### Prompt
Everything in the listing below from the line containing "Reproduce this chart" through the line containing "const yAxisRef = useRef<SVGGElement>(null);" should be repeated exactly; leave out every other line.

[begin Records provided]

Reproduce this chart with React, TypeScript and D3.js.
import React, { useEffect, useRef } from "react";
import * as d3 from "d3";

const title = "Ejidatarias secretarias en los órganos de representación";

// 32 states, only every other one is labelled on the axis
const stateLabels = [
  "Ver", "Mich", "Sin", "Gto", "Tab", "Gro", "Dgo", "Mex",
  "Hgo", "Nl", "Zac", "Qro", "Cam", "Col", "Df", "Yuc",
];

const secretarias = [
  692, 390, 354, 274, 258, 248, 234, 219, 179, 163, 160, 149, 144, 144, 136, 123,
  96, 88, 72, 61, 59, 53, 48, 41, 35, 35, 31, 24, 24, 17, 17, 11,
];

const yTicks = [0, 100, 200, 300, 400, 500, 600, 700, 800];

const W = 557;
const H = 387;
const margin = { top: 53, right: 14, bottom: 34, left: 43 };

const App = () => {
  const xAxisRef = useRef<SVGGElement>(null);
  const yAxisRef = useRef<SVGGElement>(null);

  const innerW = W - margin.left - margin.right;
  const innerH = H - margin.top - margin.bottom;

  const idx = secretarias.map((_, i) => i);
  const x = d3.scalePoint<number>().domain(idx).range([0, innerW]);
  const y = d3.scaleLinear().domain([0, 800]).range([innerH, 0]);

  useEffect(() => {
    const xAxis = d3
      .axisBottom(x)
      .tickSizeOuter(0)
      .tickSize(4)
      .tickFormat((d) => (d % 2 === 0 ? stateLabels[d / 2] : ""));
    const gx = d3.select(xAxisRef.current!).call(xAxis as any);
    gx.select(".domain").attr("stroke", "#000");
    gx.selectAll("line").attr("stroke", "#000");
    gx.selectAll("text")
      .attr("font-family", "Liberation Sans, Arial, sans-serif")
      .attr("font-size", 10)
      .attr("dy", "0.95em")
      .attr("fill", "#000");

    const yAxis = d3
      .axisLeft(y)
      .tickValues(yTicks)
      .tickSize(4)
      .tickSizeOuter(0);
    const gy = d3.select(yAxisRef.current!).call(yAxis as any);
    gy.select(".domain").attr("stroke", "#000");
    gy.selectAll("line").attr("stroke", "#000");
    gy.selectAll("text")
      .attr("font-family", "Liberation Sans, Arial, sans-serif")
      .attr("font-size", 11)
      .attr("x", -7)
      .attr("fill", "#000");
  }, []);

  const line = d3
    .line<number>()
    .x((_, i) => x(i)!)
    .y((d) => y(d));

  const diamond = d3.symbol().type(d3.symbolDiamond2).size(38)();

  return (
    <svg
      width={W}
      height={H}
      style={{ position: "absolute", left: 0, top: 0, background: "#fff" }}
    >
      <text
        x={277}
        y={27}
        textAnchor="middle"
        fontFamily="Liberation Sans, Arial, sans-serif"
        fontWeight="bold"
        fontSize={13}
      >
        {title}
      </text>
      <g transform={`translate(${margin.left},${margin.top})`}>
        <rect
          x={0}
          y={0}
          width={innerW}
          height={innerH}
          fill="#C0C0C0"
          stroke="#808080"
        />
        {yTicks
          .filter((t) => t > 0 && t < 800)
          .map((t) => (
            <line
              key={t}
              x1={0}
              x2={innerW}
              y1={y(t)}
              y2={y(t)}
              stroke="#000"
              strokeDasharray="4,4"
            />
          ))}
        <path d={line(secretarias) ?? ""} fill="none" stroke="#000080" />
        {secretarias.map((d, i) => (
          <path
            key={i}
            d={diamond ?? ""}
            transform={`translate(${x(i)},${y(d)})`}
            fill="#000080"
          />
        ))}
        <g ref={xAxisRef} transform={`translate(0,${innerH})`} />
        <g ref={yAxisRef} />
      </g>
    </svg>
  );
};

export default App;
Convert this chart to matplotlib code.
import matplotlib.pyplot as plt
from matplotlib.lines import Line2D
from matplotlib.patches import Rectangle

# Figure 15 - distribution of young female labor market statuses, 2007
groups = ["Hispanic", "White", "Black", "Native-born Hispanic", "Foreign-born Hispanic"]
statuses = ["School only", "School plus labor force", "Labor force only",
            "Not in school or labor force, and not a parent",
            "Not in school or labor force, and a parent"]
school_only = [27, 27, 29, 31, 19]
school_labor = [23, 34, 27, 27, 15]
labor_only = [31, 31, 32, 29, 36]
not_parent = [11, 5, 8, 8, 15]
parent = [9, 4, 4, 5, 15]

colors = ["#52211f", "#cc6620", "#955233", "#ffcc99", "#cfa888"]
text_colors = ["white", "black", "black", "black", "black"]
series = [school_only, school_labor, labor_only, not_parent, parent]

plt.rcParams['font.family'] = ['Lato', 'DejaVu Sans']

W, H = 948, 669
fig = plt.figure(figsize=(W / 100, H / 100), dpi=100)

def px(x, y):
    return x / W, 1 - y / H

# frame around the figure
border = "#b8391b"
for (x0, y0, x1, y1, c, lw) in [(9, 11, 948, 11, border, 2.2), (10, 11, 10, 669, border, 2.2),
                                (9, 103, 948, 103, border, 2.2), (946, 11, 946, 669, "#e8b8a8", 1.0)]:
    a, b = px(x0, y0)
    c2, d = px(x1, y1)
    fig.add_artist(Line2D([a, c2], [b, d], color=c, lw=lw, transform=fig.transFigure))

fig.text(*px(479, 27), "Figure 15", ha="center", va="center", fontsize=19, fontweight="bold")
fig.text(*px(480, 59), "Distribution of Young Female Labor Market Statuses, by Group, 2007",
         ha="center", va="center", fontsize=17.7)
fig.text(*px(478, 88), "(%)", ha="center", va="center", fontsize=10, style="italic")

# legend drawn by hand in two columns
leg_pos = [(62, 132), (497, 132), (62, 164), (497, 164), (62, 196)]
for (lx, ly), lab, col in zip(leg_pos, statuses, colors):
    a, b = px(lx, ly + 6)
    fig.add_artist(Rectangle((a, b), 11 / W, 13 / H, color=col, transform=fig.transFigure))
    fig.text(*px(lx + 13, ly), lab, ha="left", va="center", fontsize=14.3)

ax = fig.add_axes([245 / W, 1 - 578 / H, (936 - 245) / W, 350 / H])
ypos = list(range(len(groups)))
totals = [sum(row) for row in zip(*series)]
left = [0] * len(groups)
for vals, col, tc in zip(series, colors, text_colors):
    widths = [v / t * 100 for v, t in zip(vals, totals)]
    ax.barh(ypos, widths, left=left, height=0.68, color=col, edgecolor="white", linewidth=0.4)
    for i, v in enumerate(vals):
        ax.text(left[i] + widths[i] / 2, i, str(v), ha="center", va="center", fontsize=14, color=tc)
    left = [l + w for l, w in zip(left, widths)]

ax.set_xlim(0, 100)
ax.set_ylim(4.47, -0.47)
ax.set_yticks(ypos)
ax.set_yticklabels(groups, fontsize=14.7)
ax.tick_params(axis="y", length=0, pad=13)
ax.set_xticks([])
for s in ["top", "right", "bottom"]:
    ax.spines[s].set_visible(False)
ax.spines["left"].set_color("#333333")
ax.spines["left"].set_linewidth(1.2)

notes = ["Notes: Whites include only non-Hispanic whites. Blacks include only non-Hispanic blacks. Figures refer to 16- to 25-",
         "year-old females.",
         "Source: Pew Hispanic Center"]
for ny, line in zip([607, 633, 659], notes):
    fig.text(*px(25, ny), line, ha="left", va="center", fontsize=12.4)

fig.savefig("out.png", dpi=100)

[end Records provided]
[begin Records provided]

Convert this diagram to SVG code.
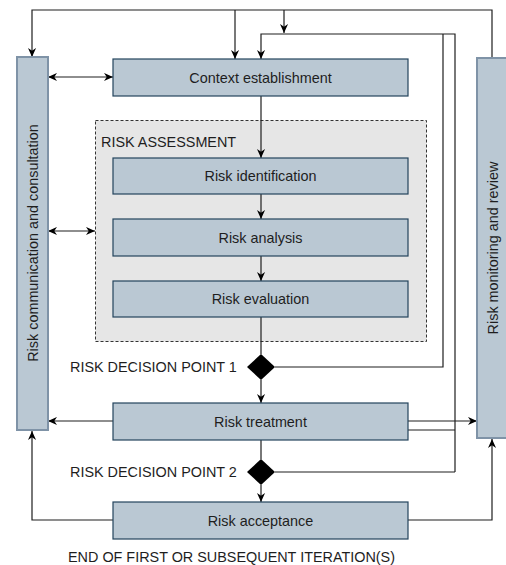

[end Records provided]

### Exercise output
Reproduce this chart with React, TypeScript and D3.js.
import React, { useEffect, useRef } from "react";
import * as d3 from "d3";

const title = "Ejidatarias secretarias en los órganos de representación";

// 32 states, only every other one is labelled on the axis
const stateLabels = [
  "Ver", "Mich", "Sin", "Gto", "Tab", "Gro", "Dgo", "Mex",
  "Hgo", "Nl", "Zac", "Qro", "Cam", "Col", "Df", "Yuc",
];

const secretarias = [
  692, 390, 354, 274, 258, 248, 234, 219, 179, 163, 160, 149, 144, 144, 136, 123,
  96, 88, 72, 61, 59, 53, 48, 41, 35, 35, 31, 24, 24, 17, 17, 11,
];

const yTicks = [0, 100, 200, 300, 400, 500, 600, 700, 800];

const W = 557;
const H = 387;
const margin = { top: 53, right: 14, bottom: 34, left: 43 };

const App = () => {
  const xAxisRef = useRef<SVGGElement>(null);
  const yAxisRef = useRef<SVGGElement>(null);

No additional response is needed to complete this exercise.